This is the VOA Special English Economics Report.
This week, the National Association of Realtors reported that sales of existing homes in the United States increased almost three percent in February. It was the first increase since last July.
But fueling that increase was a drop in prices. The S&P/Case-Shiller index of twenty major markets showed that home prices fell almost two and a half percent in January. Prices were down almost eleven percent from a year before.
And still another report this week showed that sales of new single-family houses fell in February. Sales were down almost two percent from January, to a thirteen-year low. The Commerce Department estimated there was a ten-month supply of newly built houses waiting to be sold.
Experts say prices in many markets will have to fall further before more people are willing or able to buy.
Prices went up and up in recent years, before the housing bubble burst. Many buyers now struggling to make payments took out loans that were too big. They thought prices would keep rising and they could sell their home for a nice profit.
Rising values meant that people could also take out home equity loans and lines of credit. They used their home as a cash machine by borrowing against its value.
Now, as those values fall, some people owe more than their home is worth. Many buyers, often with risky credit histories, took out adjustable-rate mortgages, which started out low but later reset to higher rates.
About two percent of all home loans are in foreclosure. Of course, that means ninety-eight percent of homes are not being reclaimed by lenders. Still, this is the highest rate since the Mortgage Bankers Association began keeping records in nineteen seventy-nine.
The weak housing market is largely responsible for an economic crisis that is leading to new government steps in the financial system.
Last week, the Federal Reserve pushed through a deal for J.P. Morgan Chase to buy Bear Stearns for two dollars a share.

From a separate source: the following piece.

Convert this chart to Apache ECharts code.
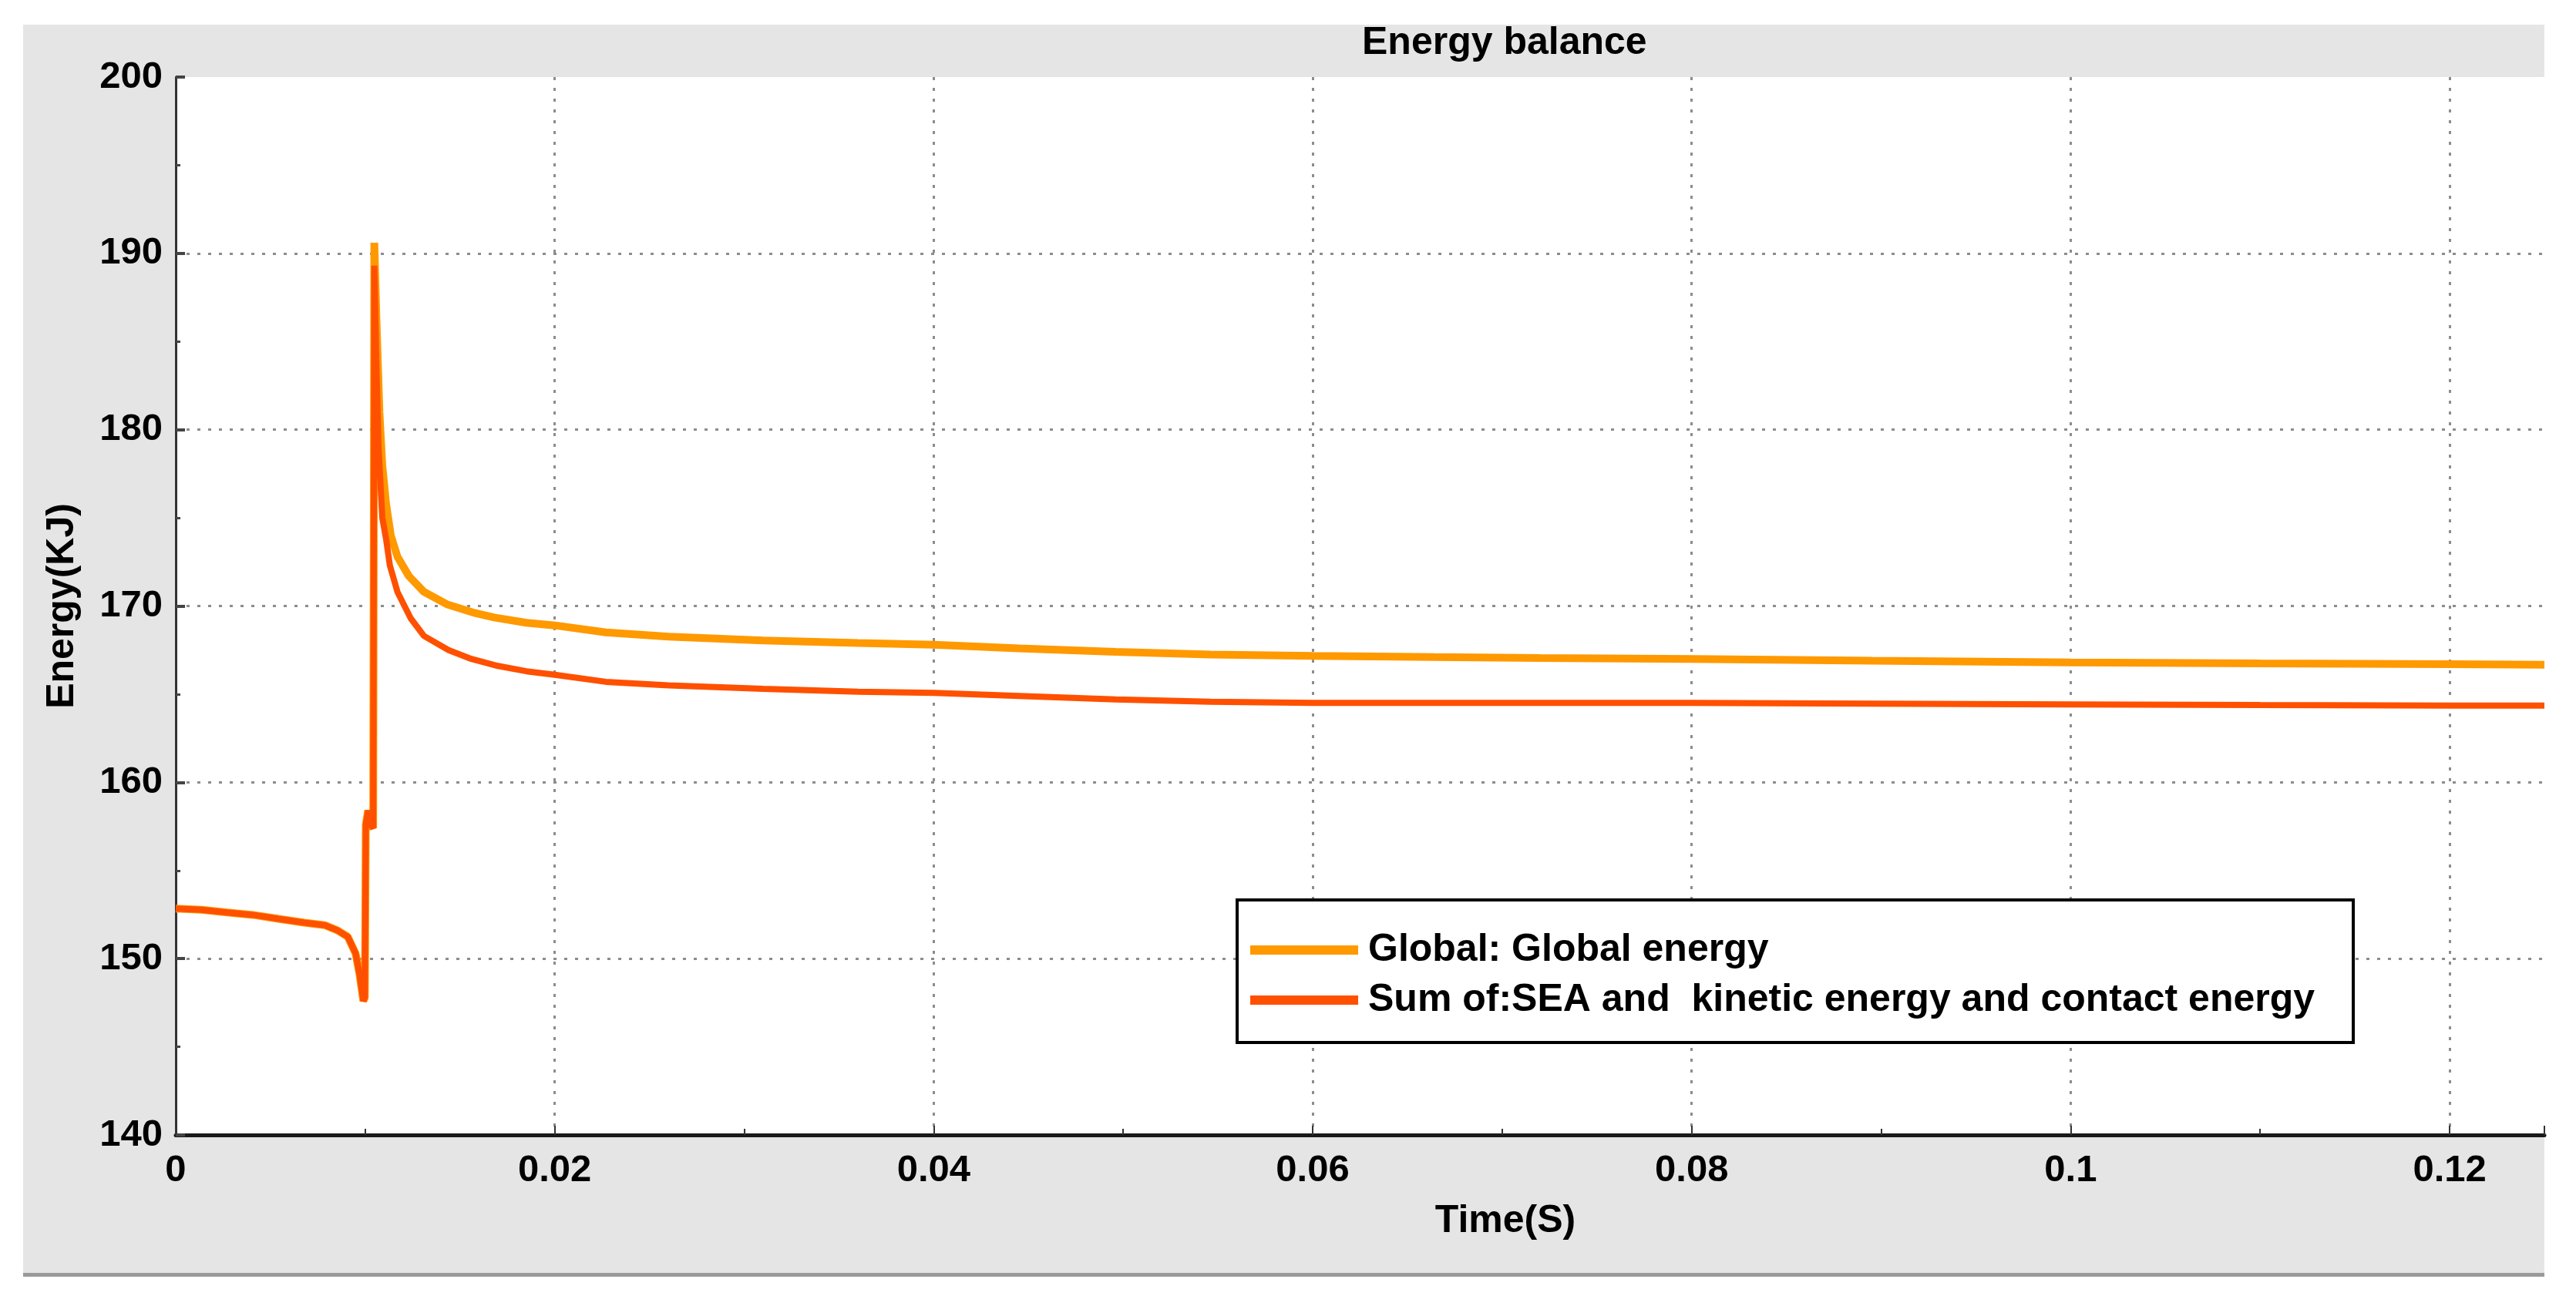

Bear, the nation's fifth-largest investment bank, was near collapse after big losses on its mortgage-backed securities. To help make the deal, the Fed agreed to take responsibility for up to thirty billion dollars in those securities.
But J.P. Morgan faced a rebellion by Bear shareholders, so this week it increased its offer to ten dollars a share. It also agreed to take responsibility for one billion dollars of Bear's hard-to-sell securities.